Standing Committee on Government Operations and Estimates (OGGO): Comprehensive Expenditure Review
Opening statement
Scott Davis
Chief Financial Officer and Assistant Deputy Minister
Shared Services Canada
Ottawa, Ontario
April 23, 2026
Greeting
- Thank you, Mr. Chair, for the opportunity to discuss how Shared Services Canada will achieve savings through the Comprehensive Expenditure Review.
- Before I begin, I would like to acknowledge that we are gathered on the unceded and traditional territory of the Algonquin Anishinaabe Nation.
SSC’s role
- At its core, Shared Services Canada (SSC) provides the Government of Canada’s shared IT foundations, such as networking, data centres, cloud services, digital tools and cyber security, so departments can deliver programs and services reliably and securely.
- Since 2016, SSC’s funding has remained relatively flat while demand, reliability and complexity have increased. The Department has absorbed inflationary pressures and rising demand by leveraging efficiencies and economies of scale.
- Although SSC’s total appropriation in 2026–27 is 25% higher than in 2016–17, this growth is driven by time limited and targeted funding. In fact, once budgetary adjusted items and the previous Refocusing Government Spending exercise is accounted for, SSC’s base funding is lower than it was in 2016–17.
Savings
- When combined with savings already delivered through the Refocused Government Spending initiative, the Comprehensive Expenditure Review reductions will significantly reduce SSC’s available funding compared with earlier years.
- To make these changes, our approach was not to ask “how do we get to the number?” Instead, we asked “what should we not be doing anymore?”

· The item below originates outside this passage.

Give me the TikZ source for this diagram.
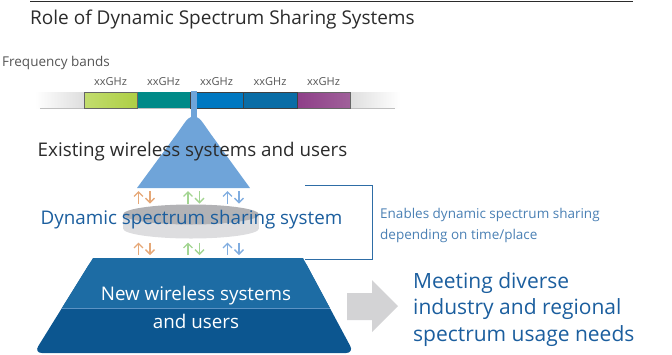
\documentclass[tikz,border=0pt]{standalone}
\usepackage{fontspec}
\setmainfont{Open Sans}
\usetikzlibrary{arrows.meta,shapes.geometric}
\definecolor{titlegray}{HTML}{2B2B2B}
\definecolor{labgray}{HTML}{555555}
\definecolor{dsblue}{HTML}{1B5E9E}
\definecolor{lblue}{HTML}{6FA4D9}
\definecolor{upblue}{HTML}{1D6CA4}
\definecolor{lowblue}{HTML}{0C5690}
\definecolor{sepblue}{HTML}{5C93C4}
\definecolor{brblue}{HTML}{2E6DA6}
\definecolor{txtblue}{HTML}{4A80B4}
\definecolor{segA}{HTML}{AECF45}
\definecolor{segAl}{HTML}{C2DC6E}
\definecolor{segB}{HTML}{008A88}
\definecolor{segC}{HTML}{0078C1}
\definecolor{segD}{HTML}{0A6DA6}
\definecolor{segE}{HTML}{8E3F88}
\definecolor{segEl}{HTML}{A0609A}
\definecolor{arrO}{HTML}{E6A877}
\definecolor{arrG}{HTML}{A3D592}
\definecolor{arrB}{HTML}{80ADE0}
\definecolor{diskTop}{HTML}{B2B2B5}
\definecolor{diskBody}{HTML}{DDDDDF}
\definecolor{bigArrow}{HTML}{D3D3D5}
\tikzset{
  ghz/.style={font=\fontsize{11}{12}\selectfont, text=labgray, inner sep=0pt},
  seg/.style={draw=black!75, line width=0.9pt},
  updown/.style={line width=1.3pt, -{Straight Barb[length=4.5pt,width=9pt]}},
  bigtext/.style={font=\fontsize{18.8}{22}\selectfont, inner sep=0pt},
}
\begin{document}
\begin{tikzpicture}[x=1pt,y=-1pt]
\useasboundingbox (0,0) rectangle (672,354);
% top rule
\draw[titlegray, line width=0.8pt] (30,1) -- (633,1);
\node[anchor=west, inner sep=0pt, font=\fontsize{19}{22}\selectfont, text=titlegray] (title) at (30,20) {Role of Dynamic Spectrum Sharing Systems};
\node[anchor=west, inner sep=0pt, font=\fontsize{13.5}{15}\selectfont, text=labgray] (fb) at (2,63) {Frequency bands};
% bar background
\shade[left color=white, right color=black!13] (35,92) rectangle (84,108);
\shade[left color=black!13, right color=white] (349,92) rectangle (400,108);
\draw[black!25, line width=0.6pt] (40,108) -- (395,108);
% segments
\shade[left color=segAl, right color=segA] (84,92) rectangle (137,108);
\fill[segB] (137,92) rectangle (190,108);
\fill[segC] (190,92) rectangle (243,108);
\fill[segD] (243,92) rectangle (297,108);
\shade[left color=segE, right color=segEl] (297,92) rectangle (350,108);
\draw[black!60, line width=0.9pt] (84,92) rectangle (137,108);
\draw[black!60, line width=0.9pt] (297,92) rectangle (350,108);
\draw[black!60, line width=0.9pt] (137,92) -- (137,108);
\draw[seg] (190,92) rectangle (243,108);
\draw[seg] (243,92) rectangle (297,108);
\node[ghz] (g1) at (110.5,82) {xxGHz};
\node[ghz] (g2) at (163.5,82) {xxGHz};
\node[ghz] (g3) at (216.5,82) {xxGHz};
\node[ghz] (g4) at (270,82) {xxGHz};
\node[ghz] (g5) at (323.5,82) {xxGHz};
% triangle with stem
\fill[lblue] (191,91) rectangle (196.5,120);
\fill[lblue] (137,188) -- (176,135) .. controls (184,124) and (187,118) .. (191,117) -- (196.5,117) .. controls (200.5,118) and (203.5,124) .. (211.5,135) -- (250,188) -- cycle;
\node[bigtext, text=titlegray] (exist) at (192.5,152) {Existing wireless systems and users};
% disk
\fill[diskBody] (123,214.5) rectangle (259,228.5);
\fill[diskBody] (191,228.5) ellipse [x radius=68, y radius=10];
\fill[diskTop] (191,214.5) ellipse [x radius=68, y radius=10];
\node[bigtext, text=dsblue] (dss) at (191.5,220) {Dynamic spectrum sharing system};
% up/down arrows
\foreach \xx/\cc in {138.5/arrO,188/arrG,227.5/arrB}{
  \draw[updown, \cc] (\xx,203.5) -- (\xx,191);
  \draw[updown, \cc] (\xx+11.5,191) -- (\xx+11.5,203.5);
  \draw[updown, \cc] (\xx,255) -- (\xx,242.5);
  \draw[updown, \cc] (\xx+11.5,242.5) -- (\xx+11.5,255);
}
% bracket
\draw[brblue, line width=0.8pt] (305,185) -- (372,185) -- (372,259) -- (305,259);
\node[anchor=west, inner sep=0pt, align=left, font=\fontsize{13.5}{21}\selectfont, text=txtblue] (enab) at (380,225) {Enables dynamic spectrum sharing\\depending on time/place};
% trapezoid
\fill[lowblue, rounded corners=8pt] (93,258) -- (303,258) -- (354,353) -- (34,353) -- cycle;
\fill[upblue] (93,258) -- (303,258) -- (329.8,308) -- (62,308) -- cycle;
\draw[sepblue, line width=0.6pt] (62,308) -- (329.8,308);
\node[bigtext, text=white] (new1) at (196,296) {New wireless systems};
\node[bigtext, text=white] (new2) at (196,321) {and users};
% big arrow
\fill[bigArrow] (347,293) -- (372,293) -- (372,280) -- (398,306) -- (372,332) -- (372,320) -- (347,320) -- cycle;
\node[anchor=west, inner sep=0pt, align=left, font=\fontsize{21}{26.5}\selectfont, text=dsblue] (meet) at (413,309.5) {Meeting diverse\\industry and regional\\spectrum usage needs};
\end{tikzpicture}
\end{document}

- The review is not only a savings exercise for SSC, it is an opportunity to accelerate enterprise-level efficiencies through enterprise-wide solutions, and by leveraging the Department’s collective purchasing power for the government as a whole.
Reductions
- Under the Comprehensive Expenditure Review, SSC will achieve 15% savings over three years—an ongoing decrease of $318.5 million a year.
- We will do this by standardizing what we use, buying and managing technology as an enterprise, and improving how we deliver services.
- SSC is standardizing platforms and realigning enterprise software offerings to reflect current needs, eliminating non-essential fixed telephone lines in government buildings and deploy cost-effective softphones to all workers.
- The Department continues to review, and consolidate contracts to reduce duplication, improve pricing and better align spending with enterprise needs, as while strengthening in-house capacity to reduce reliance on external consultants and contractors for ongoing operations.
- Efforts to simplify the government’s cloud footprint by consolidating over 287 cloud environments into SSC’s enterprise cloud are ongoing, and we continue to consolidate by reducing the remaining 190 legacy data centres.
- SSC has put in place strong governance of the review to provide oversight, track progress and ensure accountability for results.
Consulting
- On professional services, SSC required additional resources during the pandemic, when we moved fast to support remote work. We are now back to pre-pandemic levels and stabilizing.
- Under the Refocusing Government Spending initiative, SSC exceeded our savings target with an $81 million reduction in professional services since 2022-23, and we plan to continue those reductions where feasible.
Conclusion
- In conclusion, the savings measures we are looking to implement will ensure sound financial management in a tightening fiscal environment by eliminating duplication, addressing lower-value activities, and improving efficiency.
- Thank you, Mr. Chair. I welcome your questions.